**Task requirements:** How does the data below read from its first line through the line containing "x = np.arange(len(categories))"? Print those lines exactly.
· · · · ·
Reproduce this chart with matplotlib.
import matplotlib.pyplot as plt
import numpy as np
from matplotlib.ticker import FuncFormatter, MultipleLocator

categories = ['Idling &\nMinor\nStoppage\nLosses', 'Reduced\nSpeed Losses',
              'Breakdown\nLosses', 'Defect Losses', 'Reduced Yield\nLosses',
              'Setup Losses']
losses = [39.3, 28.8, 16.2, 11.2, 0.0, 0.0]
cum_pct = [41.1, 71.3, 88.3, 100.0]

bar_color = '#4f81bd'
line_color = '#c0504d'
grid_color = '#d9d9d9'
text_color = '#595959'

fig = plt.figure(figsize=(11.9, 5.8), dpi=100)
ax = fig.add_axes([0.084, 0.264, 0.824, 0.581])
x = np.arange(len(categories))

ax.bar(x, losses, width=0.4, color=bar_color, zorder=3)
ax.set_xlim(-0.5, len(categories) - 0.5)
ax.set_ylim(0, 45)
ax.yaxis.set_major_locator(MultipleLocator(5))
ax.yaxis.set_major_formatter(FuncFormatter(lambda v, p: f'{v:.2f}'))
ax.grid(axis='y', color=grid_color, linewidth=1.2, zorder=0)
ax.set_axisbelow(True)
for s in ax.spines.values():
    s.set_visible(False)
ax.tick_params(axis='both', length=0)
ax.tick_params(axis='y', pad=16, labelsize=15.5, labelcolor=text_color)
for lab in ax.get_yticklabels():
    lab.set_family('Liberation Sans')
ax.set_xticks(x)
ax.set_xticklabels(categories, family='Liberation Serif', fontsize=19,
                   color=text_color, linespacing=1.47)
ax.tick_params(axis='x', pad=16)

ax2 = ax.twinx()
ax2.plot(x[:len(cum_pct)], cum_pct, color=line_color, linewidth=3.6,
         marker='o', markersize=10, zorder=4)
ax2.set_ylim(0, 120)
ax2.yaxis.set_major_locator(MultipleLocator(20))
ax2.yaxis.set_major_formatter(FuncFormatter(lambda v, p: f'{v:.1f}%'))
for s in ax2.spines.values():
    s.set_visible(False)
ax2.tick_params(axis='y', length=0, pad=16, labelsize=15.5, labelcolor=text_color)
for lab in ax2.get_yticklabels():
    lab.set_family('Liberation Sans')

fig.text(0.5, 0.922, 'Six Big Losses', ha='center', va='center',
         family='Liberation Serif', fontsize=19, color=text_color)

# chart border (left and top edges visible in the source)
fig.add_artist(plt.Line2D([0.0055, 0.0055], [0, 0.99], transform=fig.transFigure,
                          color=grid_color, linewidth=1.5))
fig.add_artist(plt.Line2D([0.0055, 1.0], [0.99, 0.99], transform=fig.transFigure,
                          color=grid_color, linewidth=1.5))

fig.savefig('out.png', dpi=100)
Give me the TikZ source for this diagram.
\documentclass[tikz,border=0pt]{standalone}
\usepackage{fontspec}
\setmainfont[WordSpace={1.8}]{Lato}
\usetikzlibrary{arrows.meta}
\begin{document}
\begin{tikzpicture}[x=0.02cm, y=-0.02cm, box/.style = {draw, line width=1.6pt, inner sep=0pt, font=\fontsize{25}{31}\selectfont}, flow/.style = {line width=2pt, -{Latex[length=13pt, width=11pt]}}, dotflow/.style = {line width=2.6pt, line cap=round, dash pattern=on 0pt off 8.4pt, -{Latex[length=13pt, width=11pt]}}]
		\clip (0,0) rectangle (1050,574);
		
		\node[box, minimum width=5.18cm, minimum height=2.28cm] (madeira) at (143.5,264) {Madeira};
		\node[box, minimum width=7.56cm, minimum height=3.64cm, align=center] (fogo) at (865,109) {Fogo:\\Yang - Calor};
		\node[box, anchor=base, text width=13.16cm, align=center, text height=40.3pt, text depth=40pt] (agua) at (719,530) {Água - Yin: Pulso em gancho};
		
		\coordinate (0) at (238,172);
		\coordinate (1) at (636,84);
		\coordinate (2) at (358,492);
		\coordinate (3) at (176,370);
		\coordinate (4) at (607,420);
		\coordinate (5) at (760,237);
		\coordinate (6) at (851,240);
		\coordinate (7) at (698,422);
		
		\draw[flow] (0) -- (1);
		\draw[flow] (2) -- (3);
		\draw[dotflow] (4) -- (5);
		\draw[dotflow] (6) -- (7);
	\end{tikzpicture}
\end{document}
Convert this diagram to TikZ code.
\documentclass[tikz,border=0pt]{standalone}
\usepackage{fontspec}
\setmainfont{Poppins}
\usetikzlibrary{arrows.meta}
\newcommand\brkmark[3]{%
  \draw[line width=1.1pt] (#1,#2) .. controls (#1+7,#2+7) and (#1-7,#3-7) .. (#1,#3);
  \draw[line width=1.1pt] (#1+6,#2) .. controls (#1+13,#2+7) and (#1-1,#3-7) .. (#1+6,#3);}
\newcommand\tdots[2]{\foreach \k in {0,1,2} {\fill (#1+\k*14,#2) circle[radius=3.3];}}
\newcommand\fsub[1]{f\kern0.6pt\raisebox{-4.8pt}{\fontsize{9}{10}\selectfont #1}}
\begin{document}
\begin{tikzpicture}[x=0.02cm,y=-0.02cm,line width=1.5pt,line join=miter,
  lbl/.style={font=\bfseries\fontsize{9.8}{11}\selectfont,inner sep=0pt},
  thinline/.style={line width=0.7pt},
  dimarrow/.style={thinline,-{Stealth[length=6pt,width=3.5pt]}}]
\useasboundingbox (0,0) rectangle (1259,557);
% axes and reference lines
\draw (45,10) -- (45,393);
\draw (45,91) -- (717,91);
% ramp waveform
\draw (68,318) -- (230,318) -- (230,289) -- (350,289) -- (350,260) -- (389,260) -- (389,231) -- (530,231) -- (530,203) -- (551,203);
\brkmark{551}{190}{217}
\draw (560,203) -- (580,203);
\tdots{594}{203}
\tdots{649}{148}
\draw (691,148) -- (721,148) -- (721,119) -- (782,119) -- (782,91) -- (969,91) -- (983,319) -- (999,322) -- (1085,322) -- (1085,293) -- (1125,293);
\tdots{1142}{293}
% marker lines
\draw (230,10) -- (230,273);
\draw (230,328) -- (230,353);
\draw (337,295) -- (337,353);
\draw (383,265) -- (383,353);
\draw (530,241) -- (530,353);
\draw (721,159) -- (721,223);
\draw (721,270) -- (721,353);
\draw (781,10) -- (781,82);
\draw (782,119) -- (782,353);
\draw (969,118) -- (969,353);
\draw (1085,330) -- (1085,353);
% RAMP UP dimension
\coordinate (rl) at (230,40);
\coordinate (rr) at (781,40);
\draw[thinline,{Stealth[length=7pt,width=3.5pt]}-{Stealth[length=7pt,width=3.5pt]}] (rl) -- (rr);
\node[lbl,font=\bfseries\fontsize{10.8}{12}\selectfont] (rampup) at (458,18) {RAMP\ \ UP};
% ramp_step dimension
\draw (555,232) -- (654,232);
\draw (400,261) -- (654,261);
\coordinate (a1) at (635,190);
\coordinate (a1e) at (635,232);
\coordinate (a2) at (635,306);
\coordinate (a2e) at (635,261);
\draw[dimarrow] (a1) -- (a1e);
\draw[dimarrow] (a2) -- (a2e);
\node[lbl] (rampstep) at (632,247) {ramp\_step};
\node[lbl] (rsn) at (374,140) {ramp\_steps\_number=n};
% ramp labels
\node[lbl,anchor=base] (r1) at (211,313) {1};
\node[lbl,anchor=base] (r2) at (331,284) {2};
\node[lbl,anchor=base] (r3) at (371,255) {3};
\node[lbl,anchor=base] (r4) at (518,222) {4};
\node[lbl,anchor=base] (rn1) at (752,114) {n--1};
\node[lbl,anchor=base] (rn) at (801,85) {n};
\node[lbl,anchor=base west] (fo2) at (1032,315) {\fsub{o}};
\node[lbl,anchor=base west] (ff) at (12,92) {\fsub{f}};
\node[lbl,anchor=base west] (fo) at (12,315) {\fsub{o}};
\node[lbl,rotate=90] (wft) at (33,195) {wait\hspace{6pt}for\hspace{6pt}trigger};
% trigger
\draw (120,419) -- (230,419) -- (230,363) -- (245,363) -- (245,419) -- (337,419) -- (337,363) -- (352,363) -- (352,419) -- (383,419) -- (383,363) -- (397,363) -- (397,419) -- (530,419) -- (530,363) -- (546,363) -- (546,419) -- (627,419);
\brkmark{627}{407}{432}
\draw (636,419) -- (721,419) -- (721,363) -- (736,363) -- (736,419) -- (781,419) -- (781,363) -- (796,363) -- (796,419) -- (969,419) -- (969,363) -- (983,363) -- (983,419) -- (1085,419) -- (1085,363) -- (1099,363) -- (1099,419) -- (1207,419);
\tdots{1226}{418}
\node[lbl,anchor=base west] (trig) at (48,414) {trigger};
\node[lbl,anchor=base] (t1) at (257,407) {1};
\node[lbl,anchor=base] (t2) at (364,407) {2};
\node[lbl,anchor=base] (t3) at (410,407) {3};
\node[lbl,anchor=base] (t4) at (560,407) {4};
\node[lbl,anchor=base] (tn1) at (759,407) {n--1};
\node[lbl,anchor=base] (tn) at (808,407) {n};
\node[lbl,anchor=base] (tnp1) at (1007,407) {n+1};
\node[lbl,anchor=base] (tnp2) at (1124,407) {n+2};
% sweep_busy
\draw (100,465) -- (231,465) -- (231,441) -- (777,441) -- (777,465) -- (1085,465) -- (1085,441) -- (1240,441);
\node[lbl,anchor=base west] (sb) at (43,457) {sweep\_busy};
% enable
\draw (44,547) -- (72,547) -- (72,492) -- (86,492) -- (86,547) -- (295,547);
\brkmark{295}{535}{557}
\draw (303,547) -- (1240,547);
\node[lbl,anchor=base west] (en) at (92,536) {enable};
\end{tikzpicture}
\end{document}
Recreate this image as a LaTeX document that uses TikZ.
· · · · ·
**Response:**
Reproduce this chart with matplotlib.
import matplotlib.pyplot as plt
import numpy as np
from matplotlib.ticker import FuncFormatter, MultipleLocator

categories = ['Idling &\nMinor\nStoppage\nLosses', 'Reduced\nSpeed Losses',
              'Breakdown\nLosses', 'Defect Losses', 'Reduced Yield\nLosses',
              'Setup Losses']
losses = [39.3, 28.8, 16.2, 11.2, 0.0, 0.0]
cum_pct = [41.1, 71.3, 88.3, 100.0]

bar_color = '#4f81bd'
line_color = '#c0504d'
grid_color = '#d9d9d9'
text_color = '#595959'

fig = plt.figure(figsize=(11.9, 5.8), dpi=100)
ax = fig.add_axes([0.084, 0.264, 0.824, 0.581])
x = np.arange(len(categories))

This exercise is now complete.